## TASK DIRECTIONS
Reproduce the listing below exactly, beginning with its first line and ending with the line that holds "fr_err), (ar_vals, ar_err)]"; pictures are not part of the copy.

## AVAILABLE DATA
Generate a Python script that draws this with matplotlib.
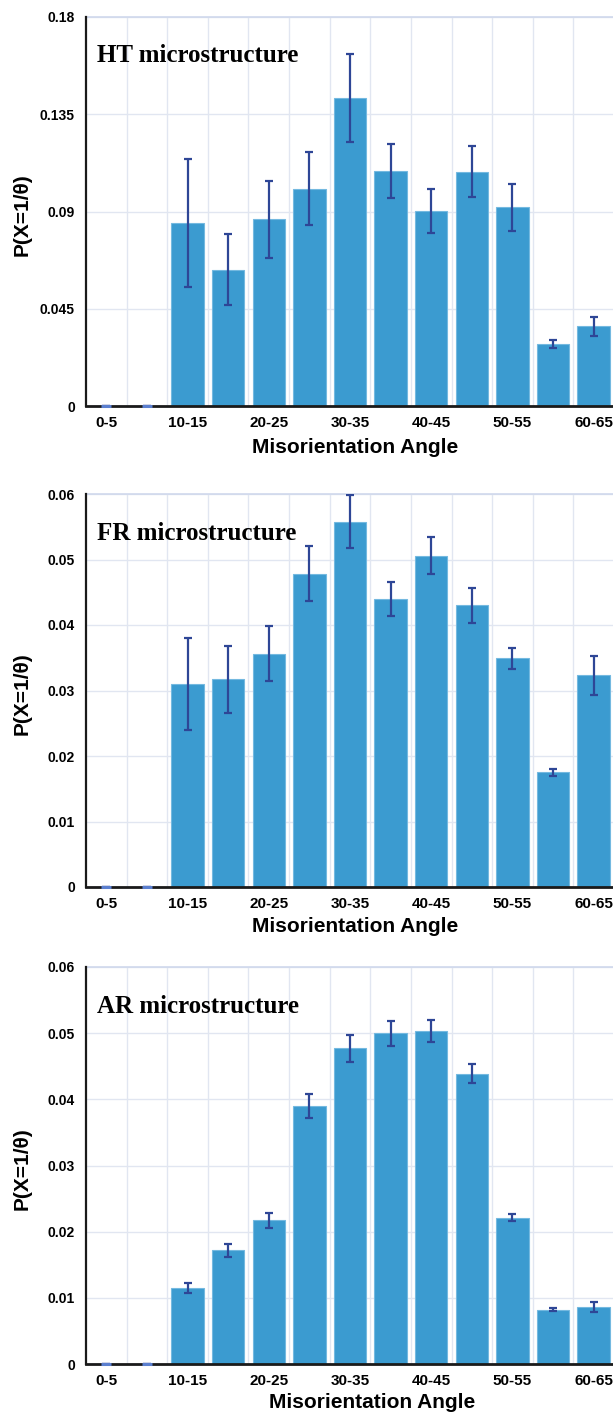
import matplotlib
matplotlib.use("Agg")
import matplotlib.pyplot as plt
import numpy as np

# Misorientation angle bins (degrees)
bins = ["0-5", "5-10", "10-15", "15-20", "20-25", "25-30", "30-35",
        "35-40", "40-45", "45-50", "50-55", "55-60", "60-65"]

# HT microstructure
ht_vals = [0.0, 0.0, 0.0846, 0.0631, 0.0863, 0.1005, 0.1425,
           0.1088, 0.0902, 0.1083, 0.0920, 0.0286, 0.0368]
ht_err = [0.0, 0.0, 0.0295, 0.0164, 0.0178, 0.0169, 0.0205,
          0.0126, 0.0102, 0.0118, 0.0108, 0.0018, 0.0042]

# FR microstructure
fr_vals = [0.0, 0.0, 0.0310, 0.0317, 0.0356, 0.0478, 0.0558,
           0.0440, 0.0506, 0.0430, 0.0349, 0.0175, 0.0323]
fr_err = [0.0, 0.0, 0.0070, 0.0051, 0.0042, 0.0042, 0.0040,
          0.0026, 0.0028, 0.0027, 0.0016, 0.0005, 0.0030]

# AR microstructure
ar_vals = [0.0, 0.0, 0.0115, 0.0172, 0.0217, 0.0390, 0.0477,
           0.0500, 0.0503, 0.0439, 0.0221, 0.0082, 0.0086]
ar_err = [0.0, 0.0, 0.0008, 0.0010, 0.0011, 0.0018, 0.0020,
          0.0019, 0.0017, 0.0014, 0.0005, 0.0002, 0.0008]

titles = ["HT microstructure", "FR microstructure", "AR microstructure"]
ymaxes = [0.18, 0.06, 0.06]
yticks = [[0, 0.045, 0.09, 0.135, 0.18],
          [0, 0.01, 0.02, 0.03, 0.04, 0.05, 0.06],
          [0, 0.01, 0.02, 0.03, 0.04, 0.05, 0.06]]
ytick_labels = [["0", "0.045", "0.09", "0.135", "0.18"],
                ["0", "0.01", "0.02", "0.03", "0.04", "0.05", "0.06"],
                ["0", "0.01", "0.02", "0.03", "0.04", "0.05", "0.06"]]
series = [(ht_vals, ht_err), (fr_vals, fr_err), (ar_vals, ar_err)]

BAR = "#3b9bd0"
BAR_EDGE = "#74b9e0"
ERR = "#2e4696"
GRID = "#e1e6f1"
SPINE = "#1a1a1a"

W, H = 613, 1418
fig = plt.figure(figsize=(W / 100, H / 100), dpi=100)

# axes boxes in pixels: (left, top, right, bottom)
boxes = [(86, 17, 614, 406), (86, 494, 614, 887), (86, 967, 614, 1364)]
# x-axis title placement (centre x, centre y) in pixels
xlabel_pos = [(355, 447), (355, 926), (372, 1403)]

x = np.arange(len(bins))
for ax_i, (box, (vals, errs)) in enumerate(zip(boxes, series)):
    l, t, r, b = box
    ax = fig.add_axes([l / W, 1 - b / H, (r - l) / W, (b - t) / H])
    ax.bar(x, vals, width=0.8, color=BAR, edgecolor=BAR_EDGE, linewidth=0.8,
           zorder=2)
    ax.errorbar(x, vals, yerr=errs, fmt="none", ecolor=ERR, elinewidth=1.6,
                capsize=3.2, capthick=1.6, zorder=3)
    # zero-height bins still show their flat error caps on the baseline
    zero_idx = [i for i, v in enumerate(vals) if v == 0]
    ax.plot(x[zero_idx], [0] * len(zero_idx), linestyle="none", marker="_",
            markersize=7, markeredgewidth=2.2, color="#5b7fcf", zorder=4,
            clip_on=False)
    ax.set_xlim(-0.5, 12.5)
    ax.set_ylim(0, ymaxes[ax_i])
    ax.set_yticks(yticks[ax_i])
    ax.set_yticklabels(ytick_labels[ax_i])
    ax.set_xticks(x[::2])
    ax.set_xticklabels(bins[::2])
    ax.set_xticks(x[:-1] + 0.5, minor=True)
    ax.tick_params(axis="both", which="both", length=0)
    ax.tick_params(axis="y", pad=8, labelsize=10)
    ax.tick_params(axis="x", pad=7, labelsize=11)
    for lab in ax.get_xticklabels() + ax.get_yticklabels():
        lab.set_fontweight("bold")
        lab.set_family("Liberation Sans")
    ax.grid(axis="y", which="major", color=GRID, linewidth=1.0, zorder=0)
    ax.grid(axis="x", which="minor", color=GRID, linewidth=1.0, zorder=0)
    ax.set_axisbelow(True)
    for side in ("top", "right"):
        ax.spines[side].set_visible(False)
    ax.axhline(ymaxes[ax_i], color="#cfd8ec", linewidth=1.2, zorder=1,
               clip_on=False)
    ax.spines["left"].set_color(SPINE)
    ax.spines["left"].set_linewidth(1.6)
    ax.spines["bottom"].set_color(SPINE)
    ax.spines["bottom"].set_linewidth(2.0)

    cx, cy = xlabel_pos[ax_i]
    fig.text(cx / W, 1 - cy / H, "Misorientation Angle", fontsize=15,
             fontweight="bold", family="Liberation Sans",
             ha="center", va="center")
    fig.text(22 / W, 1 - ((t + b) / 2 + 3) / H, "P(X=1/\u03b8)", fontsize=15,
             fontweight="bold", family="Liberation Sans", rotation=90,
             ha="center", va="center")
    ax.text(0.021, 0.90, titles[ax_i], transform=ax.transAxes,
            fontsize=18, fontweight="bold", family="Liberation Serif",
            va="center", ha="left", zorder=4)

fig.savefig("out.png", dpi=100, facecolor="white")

## COMPLETE RESPONSE
Generate a Python script that draws this with matplotlib.
import matplotlib
matplotlib.use("Agg")
import matplotlib.pyplot as plt
import numpy as np

# Misorientation angle bins (degrees)
bins = ["0-5", "5-10", "10-15", "15-20", "20-25", "25-30", "30-35",
        "35-40", "40-45", "45-50", "50-55", "55-60", "60-65"]

# HT microstructure
ht_vals = [0.0, 0.0, 0.0846, 0.0631, 0.0863, 0.1005, 0.1425,
           0.1088, 0.0902, 0.1083, 0.0920, 0.0286, 0.0368]
ht_err = [0.0, 0.0, 0.0295, 0.0164, 0.0178, 0.0169, 0.0205,
          0.0126, 0.0102, 0.0118, 0.0108, 0.0018, 0.0042]

# FR microstructure
fr_vals = [0.0, 0.0, 0.0310, 0.0317, 0.0356, 0.0478, 0.0558,
           0.0440, 0.0506, 0.0430, 0.0349, 0.0175, 0.0323]
fr_err = [0.0, 0.0, 0.0070, 0.0051, 0.0042, 0.0042, 0.0040,
          0.0026, 0.0028, 0.0027, 0.0016, 0.0005, 0.0030]

# AR microstructure
ar_vals = [0.0, 0.0, 0.0115, 0.0172, 0.0217, 0.0390, 0.0477,
           0.0500, 0.0503, 0.0439, 0.0221, 0.0082, 0.0086]
ar_err = [0.0, 0.0, 0.0008, 0.0010, 0.0011, 0.0018, 0.0020,
          0.0019, 0.0017, 0.0014, 0.0005, 0.0002, 0.0008]

titles = ["HT microstructure", "FR microstructure", "AR microstructure"]
ymaxes = [0.18, 0.06, 0.06]
yticks = [[0, 0.045, 0.09, 0.135, 0.18],
          [0, 0.01, 0.02, 0.03, 0.04, 0.05, 0.06],
          [0, 0.01, 0.02, 0.03, 0.04, 0.05, 0.06]]
ytick_labels = [["0", "0.045", "0.09", "0.135", "0.18"],
                ["0", "0.01", "0.02", "0.03", "0.04", "0.05", "0.06"],
                ["0", "0.01", "0.02", "0.03", "0.04", "0.05", "0.06"]]
series = [(ht_vals, ht_err), (fr_vals, fr_err), (ar_vals, ar_err)]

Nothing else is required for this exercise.